Article Preview
TopIntroduction
The ability to investigate an organism’s entire genomic sequence has revolutionized biological sciences. One aspect of this phenomenon was the fabrication of gene microarrays in the late 1980s (Fodor et al., 1991). Array based high-throughput gene expression analysis is widely used in many research fields; gene expression microarrays have been used in numerous applications, including the identification of novel genes associated with diseases, most notably cancers (Lee, 2006; Kim et al., 2005; Al Moustafa et al., 2002; Lancaster et al., 2006), the tumors classification (Perez-Diez, Morgun, & Shulzhenko, 2007; Nguyen & Rocke, 2002; Ray, 2011; Dagliyan, Uney-Yuksektepe, Kavakli, & Turkay, 2011; Best et al., 2003) and the prediction of patient outcome (Mischel, Cloughesy, & Nelson, 2004; Simon, 2003; Futschik, Sullivan, Reeve, & Kasabov, 2003; Michiels, Koscielny, & Hill, 2005; Liu, Li, & Wong, 2005), as well as the -cell line related- drug chemosensitivity identification (Amundson et al., 2000; Dan et al., 2002; Kikuchi et al., 2003; Sax & El-Deiry, 2003; Ikeda, Jinno, & Shirane, 2007; Baggerly & Coombes, 2009; Ory et al., 2011).
Typically, a microarray experiment generates a list of genes that have been identified as statistically significant differentially expressed (DEGs). Following this ensues the real challenge of assigning biological significance to the results and reconstructing pathways of interactions among DEGs. Several software tools for pathway analysis, gene ontology analysis and gene prioritization are routinely used for identifying common features in lists of DEGs.

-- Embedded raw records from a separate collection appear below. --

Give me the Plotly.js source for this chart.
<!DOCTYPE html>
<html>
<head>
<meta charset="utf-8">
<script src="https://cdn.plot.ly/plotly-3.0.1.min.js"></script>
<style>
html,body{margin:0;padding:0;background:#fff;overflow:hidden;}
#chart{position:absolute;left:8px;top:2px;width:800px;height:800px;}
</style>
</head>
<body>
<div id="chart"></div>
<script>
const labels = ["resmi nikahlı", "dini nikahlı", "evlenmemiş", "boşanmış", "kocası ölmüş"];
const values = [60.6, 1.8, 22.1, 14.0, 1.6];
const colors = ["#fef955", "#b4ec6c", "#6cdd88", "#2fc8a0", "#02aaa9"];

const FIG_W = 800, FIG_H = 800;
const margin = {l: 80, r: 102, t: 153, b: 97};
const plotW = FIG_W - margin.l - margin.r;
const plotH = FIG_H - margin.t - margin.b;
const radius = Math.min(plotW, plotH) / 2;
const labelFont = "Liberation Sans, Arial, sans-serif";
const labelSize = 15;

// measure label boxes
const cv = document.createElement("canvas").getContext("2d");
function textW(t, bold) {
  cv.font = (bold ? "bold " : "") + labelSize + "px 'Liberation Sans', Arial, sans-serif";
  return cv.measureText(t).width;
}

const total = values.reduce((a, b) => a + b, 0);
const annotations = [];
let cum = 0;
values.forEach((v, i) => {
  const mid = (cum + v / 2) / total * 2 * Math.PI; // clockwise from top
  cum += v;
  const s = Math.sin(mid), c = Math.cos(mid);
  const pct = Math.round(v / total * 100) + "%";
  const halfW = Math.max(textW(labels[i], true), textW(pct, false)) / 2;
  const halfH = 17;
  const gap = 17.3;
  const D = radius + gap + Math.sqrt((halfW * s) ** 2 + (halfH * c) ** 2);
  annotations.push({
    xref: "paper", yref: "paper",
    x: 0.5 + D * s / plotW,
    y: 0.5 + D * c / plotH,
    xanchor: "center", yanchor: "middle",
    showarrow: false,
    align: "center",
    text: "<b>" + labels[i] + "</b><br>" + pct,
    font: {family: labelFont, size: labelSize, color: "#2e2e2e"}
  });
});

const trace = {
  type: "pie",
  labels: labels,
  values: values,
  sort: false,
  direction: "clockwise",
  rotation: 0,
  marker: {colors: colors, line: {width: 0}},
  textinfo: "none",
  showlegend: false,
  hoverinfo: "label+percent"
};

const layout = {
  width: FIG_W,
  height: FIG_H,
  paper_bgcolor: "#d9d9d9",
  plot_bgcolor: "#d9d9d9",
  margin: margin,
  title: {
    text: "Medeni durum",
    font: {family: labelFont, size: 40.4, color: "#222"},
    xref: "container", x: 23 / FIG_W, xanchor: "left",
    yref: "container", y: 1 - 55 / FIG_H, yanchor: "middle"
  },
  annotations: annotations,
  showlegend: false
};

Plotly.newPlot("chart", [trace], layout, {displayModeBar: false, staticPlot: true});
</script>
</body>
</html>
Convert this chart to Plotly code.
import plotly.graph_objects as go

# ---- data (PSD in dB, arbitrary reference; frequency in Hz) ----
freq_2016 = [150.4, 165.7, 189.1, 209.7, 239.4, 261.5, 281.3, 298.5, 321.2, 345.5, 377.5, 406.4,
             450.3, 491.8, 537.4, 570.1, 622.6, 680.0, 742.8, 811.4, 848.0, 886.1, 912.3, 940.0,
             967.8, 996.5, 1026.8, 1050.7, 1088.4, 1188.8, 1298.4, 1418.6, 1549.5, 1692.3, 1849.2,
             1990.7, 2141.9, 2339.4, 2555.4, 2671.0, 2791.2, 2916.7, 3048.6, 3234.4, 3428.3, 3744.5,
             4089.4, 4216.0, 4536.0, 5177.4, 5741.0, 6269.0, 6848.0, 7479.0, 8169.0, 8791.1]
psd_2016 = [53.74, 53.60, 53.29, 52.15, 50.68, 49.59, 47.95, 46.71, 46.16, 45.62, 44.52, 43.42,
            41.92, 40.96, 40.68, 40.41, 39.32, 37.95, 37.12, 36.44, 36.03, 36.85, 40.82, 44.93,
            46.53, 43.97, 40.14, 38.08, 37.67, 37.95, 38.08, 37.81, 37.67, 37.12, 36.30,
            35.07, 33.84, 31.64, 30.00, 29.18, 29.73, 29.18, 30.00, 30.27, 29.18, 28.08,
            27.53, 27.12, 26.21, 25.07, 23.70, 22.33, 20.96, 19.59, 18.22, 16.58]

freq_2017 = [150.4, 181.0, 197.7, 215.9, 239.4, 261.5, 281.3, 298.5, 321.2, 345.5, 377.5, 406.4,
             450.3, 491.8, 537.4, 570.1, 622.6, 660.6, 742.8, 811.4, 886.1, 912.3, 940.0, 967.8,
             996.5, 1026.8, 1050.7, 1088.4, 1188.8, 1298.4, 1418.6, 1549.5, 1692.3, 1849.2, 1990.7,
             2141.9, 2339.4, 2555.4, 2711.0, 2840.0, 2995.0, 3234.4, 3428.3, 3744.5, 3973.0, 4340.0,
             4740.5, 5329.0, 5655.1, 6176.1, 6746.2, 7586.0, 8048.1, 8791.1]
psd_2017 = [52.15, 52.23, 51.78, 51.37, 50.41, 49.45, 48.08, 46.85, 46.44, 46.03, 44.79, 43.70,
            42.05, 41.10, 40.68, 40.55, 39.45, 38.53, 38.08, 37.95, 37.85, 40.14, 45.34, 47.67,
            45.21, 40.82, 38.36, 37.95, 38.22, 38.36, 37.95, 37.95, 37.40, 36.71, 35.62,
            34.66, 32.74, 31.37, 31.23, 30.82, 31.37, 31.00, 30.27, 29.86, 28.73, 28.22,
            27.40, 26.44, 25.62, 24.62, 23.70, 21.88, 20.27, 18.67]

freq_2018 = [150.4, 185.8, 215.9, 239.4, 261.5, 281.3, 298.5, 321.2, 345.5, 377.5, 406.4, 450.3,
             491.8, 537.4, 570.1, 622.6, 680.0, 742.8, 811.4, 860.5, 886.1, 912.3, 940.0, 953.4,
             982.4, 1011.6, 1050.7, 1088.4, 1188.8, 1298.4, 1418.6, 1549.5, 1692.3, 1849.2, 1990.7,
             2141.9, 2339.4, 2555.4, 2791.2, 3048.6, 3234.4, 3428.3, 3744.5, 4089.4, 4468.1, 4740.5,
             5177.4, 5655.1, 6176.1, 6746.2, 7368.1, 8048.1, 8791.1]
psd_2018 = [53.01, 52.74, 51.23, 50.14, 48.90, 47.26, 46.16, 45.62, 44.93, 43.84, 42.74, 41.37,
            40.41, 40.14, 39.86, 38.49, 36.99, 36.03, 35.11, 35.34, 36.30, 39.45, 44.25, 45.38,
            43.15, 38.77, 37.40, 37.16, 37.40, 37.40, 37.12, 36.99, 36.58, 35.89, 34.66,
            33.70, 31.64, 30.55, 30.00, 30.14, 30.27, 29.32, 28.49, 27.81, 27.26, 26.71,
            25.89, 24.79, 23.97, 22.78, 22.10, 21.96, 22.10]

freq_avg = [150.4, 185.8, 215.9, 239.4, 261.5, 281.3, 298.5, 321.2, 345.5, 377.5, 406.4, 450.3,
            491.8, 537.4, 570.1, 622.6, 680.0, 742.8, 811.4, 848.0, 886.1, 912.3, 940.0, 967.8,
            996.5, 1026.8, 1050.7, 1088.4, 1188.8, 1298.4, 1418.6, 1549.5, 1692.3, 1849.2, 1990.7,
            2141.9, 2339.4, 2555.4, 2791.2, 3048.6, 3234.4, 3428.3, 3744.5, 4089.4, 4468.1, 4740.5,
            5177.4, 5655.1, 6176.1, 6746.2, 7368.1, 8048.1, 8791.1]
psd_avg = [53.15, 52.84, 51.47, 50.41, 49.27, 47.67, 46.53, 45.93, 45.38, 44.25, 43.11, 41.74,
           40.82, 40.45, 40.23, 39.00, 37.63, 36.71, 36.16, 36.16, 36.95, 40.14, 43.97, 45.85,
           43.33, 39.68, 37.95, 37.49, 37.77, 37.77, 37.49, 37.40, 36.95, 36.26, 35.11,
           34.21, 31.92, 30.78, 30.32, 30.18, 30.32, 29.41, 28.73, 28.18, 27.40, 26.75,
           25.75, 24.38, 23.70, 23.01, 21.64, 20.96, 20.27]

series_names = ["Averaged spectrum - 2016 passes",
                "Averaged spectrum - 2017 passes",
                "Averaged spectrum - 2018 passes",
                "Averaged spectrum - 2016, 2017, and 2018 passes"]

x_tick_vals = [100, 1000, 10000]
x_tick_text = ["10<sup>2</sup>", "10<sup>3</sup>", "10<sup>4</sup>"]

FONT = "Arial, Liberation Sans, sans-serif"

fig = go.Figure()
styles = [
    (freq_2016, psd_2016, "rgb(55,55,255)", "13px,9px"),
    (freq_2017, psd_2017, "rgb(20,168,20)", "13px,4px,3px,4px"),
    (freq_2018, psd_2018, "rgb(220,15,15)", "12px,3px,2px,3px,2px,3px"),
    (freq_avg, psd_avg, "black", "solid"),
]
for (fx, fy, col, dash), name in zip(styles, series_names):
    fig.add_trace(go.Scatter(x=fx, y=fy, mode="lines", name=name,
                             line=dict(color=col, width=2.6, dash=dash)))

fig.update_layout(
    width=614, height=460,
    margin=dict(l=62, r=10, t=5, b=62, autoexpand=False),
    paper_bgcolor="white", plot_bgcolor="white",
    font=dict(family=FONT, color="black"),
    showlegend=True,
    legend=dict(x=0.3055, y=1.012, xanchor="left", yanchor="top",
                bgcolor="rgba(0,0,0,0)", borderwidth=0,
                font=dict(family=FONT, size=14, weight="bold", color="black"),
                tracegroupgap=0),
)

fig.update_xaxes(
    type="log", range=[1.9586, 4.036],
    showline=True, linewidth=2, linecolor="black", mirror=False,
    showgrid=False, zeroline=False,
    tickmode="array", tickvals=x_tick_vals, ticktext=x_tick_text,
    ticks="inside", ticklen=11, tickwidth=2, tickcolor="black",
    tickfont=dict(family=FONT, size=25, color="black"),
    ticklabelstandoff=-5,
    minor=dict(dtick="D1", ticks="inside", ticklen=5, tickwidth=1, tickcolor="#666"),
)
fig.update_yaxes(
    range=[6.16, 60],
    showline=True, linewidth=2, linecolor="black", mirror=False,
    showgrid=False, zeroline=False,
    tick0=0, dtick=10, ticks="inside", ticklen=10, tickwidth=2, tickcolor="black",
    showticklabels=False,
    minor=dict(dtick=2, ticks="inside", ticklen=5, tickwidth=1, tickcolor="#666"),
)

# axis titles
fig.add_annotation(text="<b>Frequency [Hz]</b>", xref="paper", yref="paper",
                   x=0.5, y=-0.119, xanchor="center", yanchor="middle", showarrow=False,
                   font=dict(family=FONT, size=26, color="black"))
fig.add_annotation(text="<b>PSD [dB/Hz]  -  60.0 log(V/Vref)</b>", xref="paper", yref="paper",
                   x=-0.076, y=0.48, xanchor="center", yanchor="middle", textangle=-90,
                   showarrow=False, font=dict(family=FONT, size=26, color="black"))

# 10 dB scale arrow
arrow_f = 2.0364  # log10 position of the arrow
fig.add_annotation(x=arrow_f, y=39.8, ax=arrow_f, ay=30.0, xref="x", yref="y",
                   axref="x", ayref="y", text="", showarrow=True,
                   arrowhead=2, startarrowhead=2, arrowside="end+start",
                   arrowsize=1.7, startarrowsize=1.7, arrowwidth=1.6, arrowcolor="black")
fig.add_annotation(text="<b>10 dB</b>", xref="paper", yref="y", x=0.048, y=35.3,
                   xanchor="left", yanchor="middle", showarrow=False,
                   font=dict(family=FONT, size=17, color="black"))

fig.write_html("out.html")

As the quantity and size of microarray datasets continues to grow (Table 2, Microarray repositories), researchers are provided with a rich data resource, but also face interoperability and data management issues. The primary data should be stored in a MIAME (Minimum Information About Microarray Expression) compliant format, which is a set of guidelines outlining the minimum information that should be included when describing a microarray experiment. It is required in order to facilitate the interpretation of the experimental results unambiguously and to potentially reproduce the experiment (Brazma et al., 2001). Complimentary to the standardization of data storage, workflows (School of Computer Science, 2008) (Table 3, Holistic Approaches) offer a solution to data management and analysis issues as they enable the automated and systematic use of distributed bioinformatics data and applications from the scientist’s desktop. In order to address reliability concerns as well as other performance, quality, and data analysis issues, the National Center for Toxicological Research, NCTR, has initiated the MAQC, MicroArray Quality Control project, (Shi et al., 2006, 2010), in response to the FDA’s (U.S. Food and Drug Administration, n.d.) Critical Path Initiative (Coons, 2009; Mahajan & Gupta, 2010; Woodcock & Woosley, 2008). The main target of this initiative is to develop guidelines for microarray data analysis and provide the public with large reference datasets.